Charts and diagrams as code
===============
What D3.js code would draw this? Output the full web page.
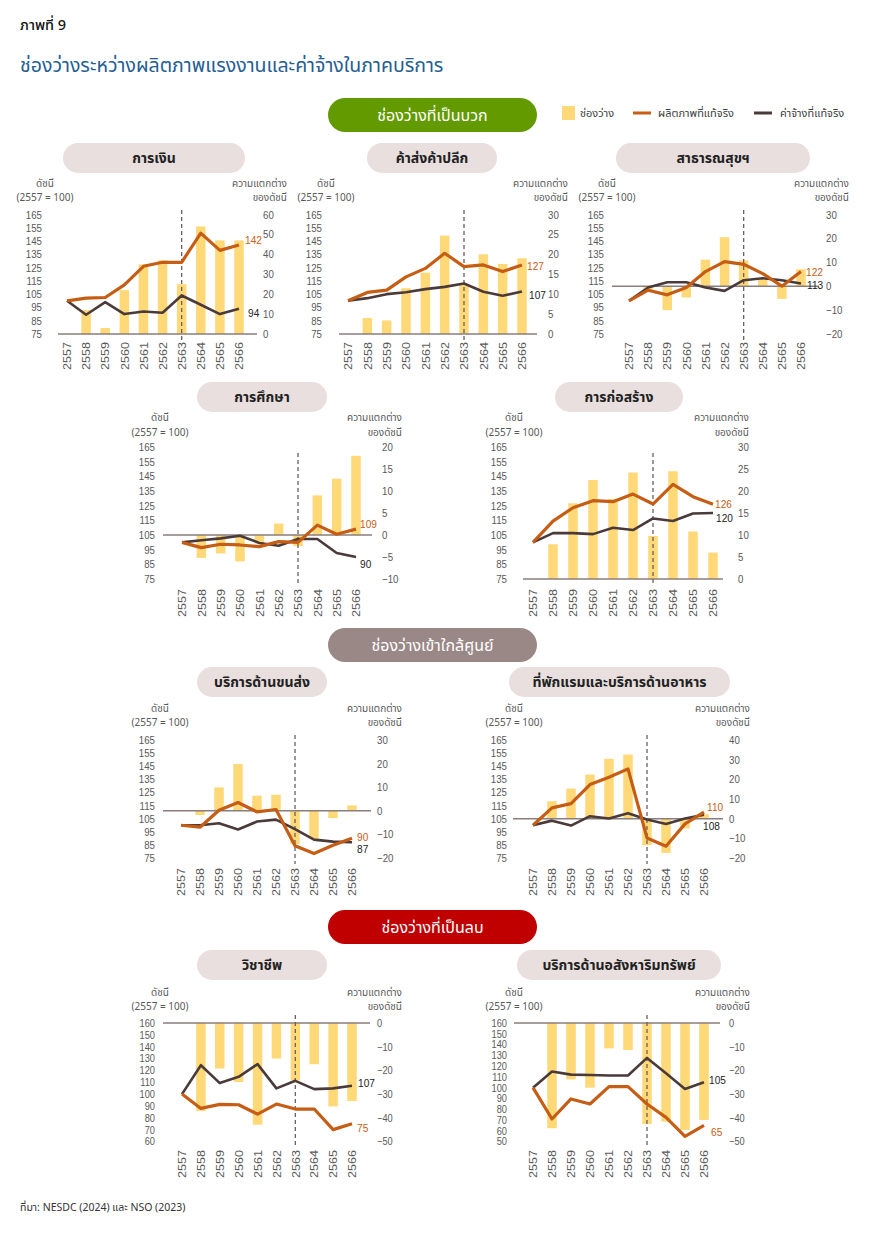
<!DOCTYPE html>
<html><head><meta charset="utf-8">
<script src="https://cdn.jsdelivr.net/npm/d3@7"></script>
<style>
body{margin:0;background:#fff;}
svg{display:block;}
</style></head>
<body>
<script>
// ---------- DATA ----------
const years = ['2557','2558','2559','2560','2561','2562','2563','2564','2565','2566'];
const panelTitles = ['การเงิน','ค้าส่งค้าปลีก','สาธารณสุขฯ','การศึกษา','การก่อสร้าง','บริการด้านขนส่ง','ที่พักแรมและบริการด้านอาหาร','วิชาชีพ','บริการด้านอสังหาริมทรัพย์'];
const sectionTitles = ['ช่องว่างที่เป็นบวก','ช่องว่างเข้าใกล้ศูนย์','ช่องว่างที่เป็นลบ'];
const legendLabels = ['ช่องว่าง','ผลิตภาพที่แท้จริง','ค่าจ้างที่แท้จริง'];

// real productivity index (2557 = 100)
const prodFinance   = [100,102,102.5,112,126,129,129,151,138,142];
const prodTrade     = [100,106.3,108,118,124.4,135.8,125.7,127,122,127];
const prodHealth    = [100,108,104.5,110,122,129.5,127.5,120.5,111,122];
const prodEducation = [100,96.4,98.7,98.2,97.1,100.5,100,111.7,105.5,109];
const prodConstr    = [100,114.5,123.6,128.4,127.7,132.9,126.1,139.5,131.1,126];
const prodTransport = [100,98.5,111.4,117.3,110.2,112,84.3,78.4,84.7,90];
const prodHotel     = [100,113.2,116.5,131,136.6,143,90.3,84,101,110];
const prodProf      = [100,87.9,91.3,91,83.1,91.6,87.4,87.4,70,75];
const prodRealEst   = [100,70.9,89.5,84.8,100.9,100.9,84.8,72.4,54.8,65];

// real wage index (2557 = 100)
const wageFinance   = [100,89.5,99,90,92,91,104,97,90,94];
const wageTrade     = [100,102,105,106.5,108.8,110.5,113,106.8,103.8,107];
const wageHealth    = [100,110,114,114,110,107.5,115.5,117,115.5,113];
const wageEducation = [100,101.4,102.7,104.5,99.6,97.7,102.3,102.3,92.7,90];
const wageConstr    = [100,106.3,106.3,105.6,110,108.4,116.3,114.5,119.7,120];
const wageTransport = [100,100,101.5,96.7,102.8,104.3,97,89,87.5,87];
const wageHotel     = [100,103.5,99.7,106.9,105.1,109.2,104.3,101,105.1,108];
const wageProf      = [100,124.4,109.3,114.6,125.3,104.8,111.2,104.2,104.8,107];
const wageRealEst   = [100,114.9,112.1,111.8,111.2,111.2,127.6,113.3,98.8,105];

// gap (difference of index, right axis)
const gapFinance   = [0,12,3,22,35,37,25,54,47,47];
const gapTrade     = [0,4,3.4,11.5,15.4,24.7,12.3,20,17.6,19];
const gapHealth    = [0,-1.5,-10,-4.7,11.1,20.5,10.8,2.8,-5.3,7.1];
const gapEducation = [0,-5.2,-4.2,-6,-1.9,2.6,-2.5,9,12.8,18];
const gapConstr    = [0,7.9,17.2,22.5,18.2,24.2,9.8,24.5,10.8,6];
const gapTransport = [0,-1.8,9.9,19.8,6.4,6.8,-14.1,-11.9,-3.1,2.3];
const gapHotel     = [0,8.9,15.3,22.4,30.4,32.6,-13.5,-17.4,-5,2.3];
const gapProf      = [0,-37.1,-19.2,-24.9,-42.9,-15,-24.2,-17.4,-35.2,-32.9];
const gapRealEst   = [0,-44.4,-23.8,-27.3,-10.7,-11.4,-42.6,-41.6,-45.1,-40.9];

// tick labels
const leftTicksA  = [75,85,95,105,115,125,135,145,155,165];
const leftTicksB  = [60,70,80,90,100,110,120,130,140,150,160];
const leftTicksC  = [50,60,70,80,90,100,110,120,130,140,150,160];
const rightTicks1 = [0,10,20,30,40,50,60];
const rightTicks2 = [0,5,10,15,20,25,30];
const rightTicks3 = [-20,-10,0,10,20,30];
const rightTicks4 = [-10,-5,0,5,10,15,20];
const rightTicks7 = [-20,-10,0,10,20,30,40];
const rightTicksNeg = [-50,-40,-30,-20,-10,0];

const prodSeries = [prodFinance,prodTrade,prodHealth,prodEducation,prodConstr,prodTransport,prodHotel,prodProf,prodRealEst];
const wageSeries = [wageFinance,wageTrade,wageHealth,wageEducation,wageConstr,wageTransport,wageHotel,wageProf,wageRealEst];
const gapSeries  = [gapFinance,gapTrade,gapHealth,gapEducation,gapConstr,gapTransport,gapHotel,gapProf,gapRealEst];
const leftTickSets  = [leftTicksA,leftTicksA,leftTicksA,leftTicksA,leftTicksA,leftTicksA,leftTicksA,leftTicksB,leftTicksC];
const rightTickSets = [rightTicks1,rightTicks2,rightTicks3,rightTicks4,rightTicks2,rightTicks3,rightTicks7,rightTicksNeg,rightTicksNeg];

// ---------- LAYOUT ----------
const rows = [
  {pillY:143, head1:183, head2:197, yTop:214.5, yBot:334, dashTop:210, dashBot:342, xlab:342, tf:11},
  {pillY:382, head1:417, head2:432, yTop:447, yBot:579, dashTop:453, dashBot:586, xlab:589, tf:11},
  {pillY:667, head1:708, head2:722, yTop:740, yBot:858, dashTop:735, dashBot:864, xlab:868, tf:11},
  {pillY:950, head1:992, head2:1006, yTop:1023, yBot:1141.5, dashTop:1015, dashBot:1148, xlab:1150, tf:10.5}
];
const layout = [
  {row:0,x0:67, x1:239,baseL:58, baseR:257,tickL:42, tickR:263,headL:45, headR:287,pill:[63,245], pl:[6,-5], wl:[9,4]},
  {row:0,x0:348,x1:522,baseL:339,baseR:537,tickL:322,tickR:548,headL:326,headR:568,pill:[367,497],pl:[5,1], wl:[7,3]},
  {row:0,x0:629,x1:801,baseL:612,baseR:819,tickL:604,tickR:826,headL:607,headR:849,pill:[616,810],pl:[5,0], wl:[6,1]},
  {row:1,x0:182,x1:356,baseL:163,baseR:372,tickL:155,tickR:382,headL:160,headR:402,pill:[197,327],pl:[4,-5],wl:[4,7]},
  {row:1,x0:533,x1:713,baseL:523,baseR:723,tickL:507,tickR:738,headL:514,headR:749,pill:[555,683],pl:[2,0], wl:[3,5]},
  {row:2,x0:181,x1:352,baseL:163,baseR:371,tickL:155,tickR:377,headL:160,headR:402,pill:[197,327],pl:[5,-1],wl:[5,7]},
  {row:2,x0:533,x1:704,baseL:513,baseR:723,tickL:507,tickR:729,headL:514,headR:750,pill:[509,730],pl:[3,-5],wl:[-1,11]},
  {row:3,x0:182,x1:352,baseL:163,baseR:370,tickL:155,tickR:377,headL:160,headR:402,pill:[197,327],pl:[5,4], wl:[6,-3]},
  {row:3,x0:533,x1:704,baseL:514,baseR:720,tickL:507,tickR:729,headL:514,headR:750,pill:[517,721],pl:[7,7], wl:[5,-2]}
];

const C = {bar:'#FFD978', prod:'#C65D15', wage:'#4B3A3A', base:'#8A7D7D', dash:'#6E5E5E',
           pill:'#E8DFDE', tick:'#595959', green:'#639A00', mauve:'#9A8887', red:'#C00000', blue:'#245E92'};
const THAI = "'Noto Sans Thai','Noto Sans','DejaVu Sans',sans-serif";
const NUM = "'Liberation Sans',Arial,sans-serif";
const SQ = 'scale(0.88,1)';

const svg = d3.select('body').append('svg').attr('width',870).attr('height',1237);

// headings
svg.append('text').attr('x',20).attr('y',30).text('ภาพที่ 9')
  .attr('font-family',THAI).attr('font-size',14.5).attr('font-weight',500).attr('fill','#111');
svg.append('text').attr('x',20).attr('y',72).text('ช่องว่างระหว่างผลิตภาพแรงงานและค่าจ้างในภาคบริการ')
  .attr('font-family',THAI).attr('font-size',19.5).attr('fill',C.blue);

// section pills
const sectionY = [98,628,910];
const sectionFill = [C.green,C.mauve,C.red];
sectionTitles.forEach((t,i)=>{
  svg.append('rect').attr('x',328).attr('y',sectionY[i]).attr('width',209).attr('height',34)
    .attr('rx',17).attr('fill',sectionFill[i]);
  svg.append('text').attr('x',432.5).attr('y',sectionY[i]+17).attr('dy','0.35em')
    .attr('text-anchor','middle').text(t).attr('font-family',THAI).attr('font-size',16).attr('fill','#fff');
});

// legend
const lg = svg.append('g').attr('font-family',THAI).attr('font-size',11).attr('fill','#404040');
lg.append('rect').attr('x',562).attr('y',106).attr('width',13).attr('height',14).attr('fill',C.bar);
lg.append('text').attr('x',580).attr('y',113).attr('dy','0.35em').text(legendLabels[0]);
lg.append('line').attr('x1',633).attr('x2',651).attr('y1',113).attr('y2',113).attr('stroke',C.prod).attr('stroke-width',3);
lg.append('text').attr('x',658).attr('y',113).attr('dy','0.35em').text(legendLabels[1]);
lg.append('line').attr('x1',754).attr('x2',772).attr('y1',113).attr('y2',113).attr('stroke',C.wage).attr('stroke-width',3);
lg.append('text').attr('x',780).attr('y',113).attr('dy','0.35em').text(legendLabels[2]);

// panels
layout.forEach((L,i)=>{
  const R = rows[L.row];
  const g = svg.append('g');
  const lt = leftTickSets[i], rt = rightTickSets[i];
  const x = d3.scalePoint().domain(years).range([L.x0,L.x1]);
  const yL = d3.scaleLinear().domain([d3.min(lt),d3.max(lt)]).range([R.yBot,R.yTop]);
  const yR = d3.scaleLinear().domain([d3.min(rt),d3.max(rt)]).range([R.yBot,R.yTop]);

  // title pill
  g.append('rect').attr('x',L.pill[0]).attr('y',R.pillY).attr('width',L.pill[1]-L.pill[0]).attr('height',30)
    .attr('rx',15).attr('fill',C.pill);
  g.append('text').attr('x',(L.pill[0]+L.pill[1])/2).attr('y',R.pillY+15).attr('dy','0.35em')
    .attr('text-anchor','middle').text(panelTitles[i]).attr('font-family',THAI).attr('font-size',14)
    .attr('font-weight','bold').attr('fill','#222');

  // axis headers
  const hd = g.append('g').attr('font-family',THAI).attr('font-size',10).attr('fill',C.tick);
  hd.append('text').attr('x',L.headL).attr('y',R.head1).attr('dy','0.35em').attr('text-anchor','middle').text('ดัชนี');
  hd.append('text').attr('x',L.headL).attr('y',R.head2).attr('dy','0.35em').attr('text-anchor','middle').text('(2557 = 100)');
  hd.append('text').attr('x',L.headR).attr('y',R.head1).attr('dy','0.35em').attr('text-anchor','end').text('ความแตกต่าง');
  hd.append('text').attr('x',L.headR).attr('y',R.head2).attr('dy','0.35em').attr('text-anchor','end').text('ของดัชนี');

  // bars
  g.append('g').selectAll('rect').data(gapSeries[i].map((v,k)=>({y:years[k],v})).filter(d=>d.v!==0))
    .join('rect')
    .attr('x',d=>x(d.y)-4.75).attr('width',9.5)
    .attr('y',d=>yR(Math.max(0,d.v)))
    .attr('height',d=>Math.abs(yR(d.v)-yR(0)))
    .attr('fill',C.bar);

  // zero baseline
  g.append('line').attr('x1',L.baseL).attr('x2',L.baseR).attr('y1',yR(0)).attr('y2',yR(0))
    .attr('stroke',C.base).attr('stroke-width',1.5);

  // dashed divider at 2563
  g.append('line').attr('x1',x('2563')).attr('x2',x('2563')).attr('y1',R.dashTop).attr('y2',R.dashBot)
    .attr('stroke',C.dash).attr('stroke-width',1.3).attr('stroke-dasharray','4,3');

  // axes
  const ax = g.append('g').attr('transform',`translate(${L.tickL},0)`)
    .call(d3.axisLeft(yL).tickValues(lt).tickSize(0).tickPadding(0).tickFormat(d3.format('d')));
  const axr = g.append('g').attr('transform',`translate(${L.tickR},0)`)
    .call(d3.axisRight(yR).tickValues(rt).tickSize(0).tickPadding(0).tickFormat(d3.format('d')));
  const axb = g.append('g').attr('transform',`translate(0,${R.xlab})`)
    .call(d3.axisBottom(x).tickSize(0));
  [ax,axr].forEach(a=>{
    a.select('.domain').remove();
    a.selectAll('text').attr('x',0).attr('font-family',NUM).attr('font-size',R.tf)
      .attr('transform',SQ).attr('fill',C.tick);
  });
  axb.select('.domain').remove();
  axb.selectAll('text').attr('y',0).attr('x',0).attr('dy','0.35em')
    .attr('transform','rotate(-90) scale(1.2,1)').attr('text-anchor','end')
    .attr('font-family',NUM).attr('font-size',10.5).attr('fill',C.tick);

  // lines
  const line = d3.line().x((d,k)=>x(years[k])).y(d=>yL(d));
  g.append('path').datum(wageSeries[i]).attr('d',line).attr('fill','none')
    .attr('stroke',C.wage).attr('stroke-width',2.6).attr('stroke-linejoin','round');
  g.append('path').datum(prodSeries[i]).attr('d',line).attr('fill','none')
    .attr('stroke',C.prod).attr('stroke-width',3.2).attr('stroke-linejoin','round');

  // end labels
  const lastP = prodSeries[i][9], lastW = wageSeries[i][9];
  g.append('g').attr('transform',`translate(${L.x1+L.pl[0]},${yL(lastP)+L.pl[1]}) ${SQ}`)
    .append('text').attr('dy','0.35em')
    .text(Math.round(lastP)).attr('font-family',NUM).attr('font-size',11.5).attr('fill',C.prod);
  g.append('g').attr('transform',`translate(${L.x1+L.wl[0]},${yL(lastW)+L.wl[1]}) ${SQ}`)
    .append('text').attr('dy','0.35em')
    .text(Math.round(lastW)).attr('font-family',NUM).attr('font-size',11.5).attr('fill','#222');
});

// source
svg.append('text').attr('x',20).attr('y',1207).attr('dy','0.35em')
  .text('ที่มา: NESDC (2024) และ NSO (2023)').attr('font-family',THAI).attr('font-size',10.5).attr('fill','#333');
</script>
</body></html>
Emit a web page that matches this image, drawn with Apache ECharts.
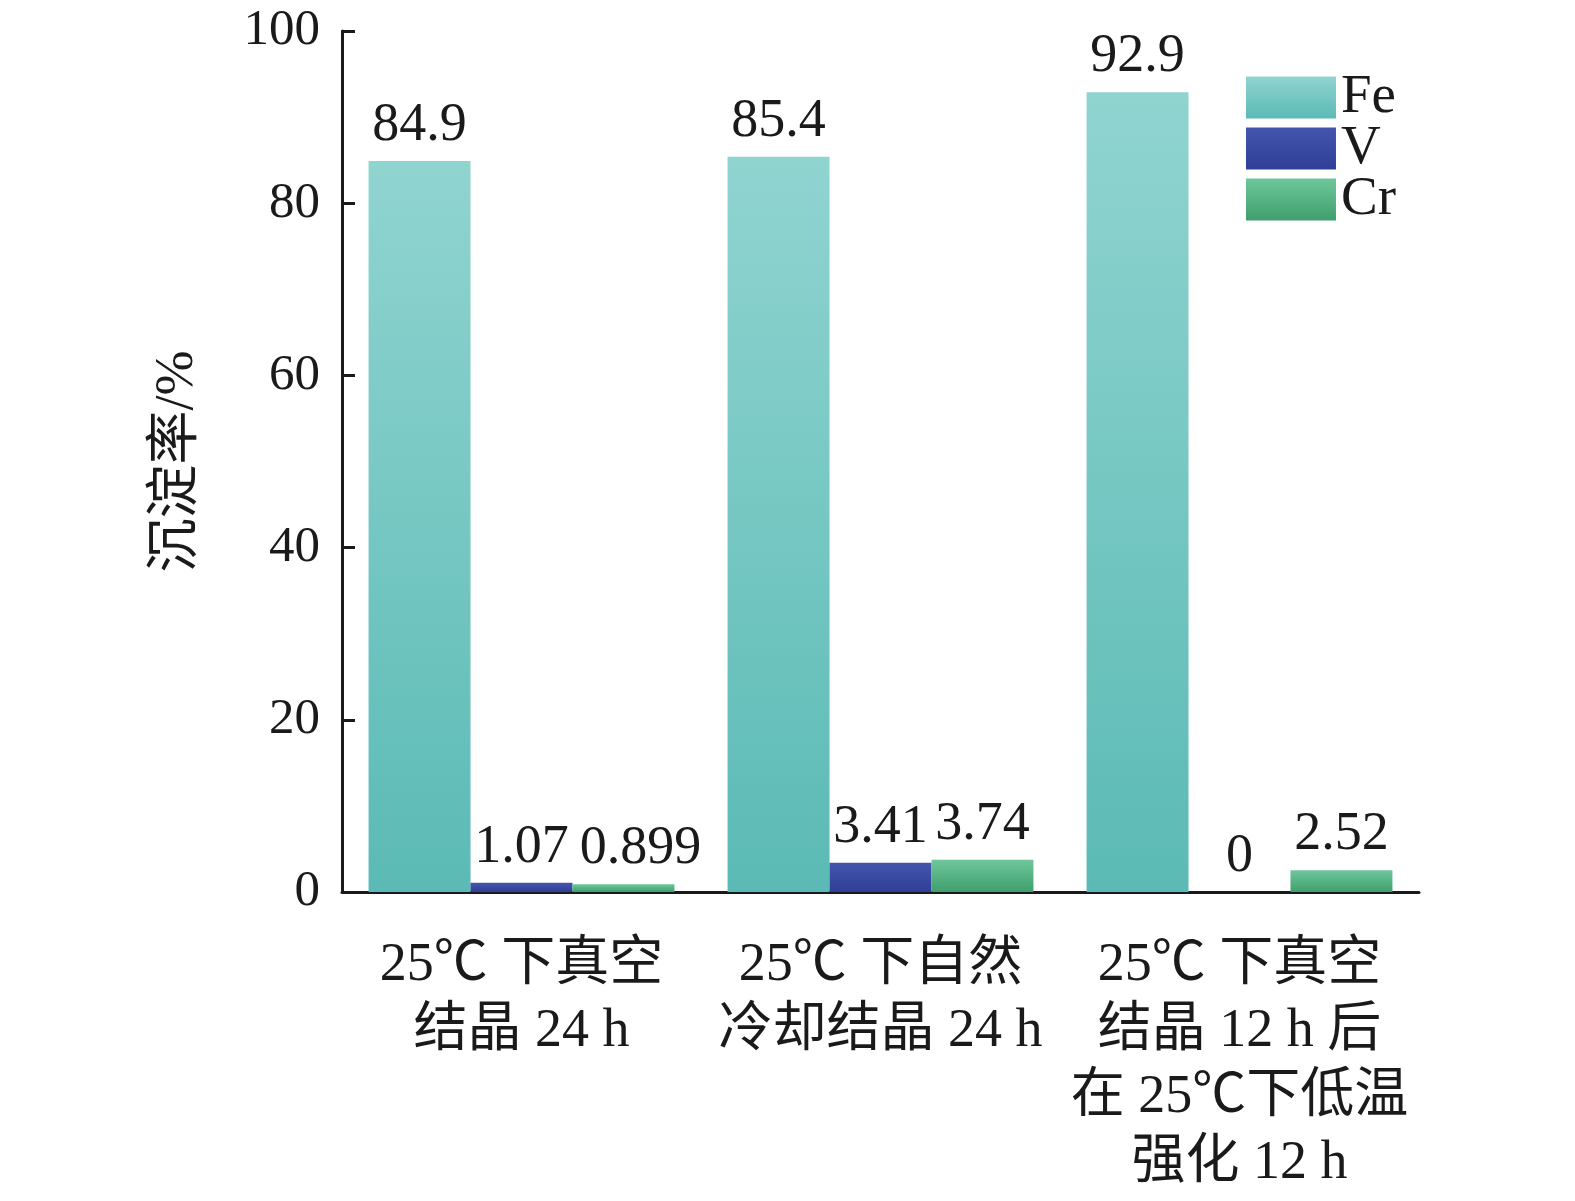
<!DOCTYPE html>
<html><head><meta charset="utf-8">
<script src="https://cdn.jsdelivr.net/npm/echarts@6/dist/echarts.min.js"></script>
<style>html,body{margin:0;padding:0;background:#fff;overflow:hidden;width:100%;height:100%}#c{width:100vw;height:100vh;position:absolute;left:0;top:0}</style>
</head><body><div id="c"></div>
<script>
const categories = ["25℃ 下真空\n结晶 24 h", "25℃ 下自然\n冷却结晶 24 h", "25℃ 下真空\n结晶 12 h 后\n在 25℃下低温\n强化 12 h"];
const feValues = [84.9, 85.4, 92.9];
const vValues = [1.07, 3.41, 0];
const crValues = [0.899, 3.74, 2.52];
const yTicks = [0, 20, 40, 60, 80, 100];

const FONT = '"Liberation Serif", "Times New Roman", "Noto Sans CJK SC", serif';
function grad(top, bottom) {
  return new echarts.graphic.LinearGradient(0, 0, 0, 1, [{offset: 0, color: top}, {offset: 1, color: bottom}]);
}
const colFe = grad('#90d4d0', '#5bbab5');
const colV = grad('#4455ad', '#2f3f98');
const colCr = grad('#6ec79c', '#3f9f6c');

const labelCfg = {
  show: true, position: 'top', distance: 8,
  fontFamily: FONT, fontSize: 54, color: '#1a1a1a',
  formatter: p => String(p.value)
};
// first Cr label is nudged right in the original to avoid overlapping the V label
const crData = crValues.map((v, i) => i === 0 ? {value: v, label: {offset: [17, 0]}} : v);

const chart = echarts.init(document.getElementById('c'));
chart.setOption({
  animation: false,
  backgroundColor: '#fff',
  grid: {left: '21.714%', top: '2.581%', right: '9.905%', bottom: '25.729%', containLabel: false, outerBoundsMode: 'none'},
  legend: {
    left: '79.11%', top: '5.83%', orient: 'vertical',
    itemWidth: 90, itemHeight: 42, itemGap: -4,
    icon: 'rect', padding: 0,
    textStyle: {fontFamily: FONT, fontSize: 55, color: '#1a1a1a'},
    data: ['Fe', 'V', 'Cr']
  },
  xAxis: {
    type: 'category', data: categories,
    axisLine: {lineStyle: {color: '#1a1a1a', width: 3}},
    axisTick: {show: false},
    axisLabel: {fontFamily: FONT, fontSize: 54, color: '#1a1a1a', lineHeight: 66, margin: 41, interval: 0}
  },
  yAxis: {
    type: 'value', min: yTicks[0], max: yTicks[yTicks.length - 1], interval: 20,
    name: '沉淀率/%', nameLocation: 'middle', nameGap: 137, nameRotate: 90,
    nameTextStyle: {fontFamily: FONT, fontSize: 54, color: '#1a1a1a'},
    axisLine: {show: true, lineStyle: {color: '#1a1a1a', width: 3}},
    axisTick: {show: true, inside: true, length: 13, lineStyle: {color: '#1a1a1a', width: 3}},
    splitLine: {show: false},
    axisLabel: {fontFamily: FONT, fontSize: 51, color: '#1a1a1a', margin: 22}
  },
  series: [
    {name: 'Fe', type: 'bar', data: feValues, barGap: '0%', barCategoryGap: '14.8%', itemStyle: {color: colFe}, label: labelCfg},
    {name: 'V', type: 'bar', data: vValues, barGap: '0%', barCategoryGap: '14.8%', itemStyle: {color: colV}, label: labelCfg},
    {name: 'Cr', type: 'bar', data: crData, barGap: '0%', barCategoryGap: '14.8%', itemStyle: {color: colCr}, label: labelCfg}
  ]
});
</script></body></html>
===============
Copy the listing above exactly, but only from the line with "Emit a web page" through the line with "const yTicks = [0, 20, 40, 60, 80, 100];", including those two lines and excluding any picture.

**Output for this task:**
Emit a web page that matches this image, drawn with Apache ECharts.
<!DOCTYPE html>
<html><head><meta charset="utf-8">
<script src="https://cdn.jsdelivr.net/npm/echarts@6/dist/echarts.min.js"></script>
<style>html,body{margin:0;padding:0;background:#fff;overflow:hidden;width:100%;height:100%}#c{width:100vw;height:100vh;position:absolute;left:0;top:0}</style>
</head><body><div id="c"></div>
<script>
const categories = ["25℃ 下真空\n结晶 24 h", "25℃ 下自然\n冷却结晶 24 h", "25℃ 下真空\n结晶 12 h 后\n在 25℃下低温\n强化 12 h"];
const feValues = [84.9, 85.4, 92.9];
const vValues = [1.07, 3.41, 0];
const crValues = [0.899, 3.74, 2.52];
const yTicks = [0, 20, 40, 60, 80, 100];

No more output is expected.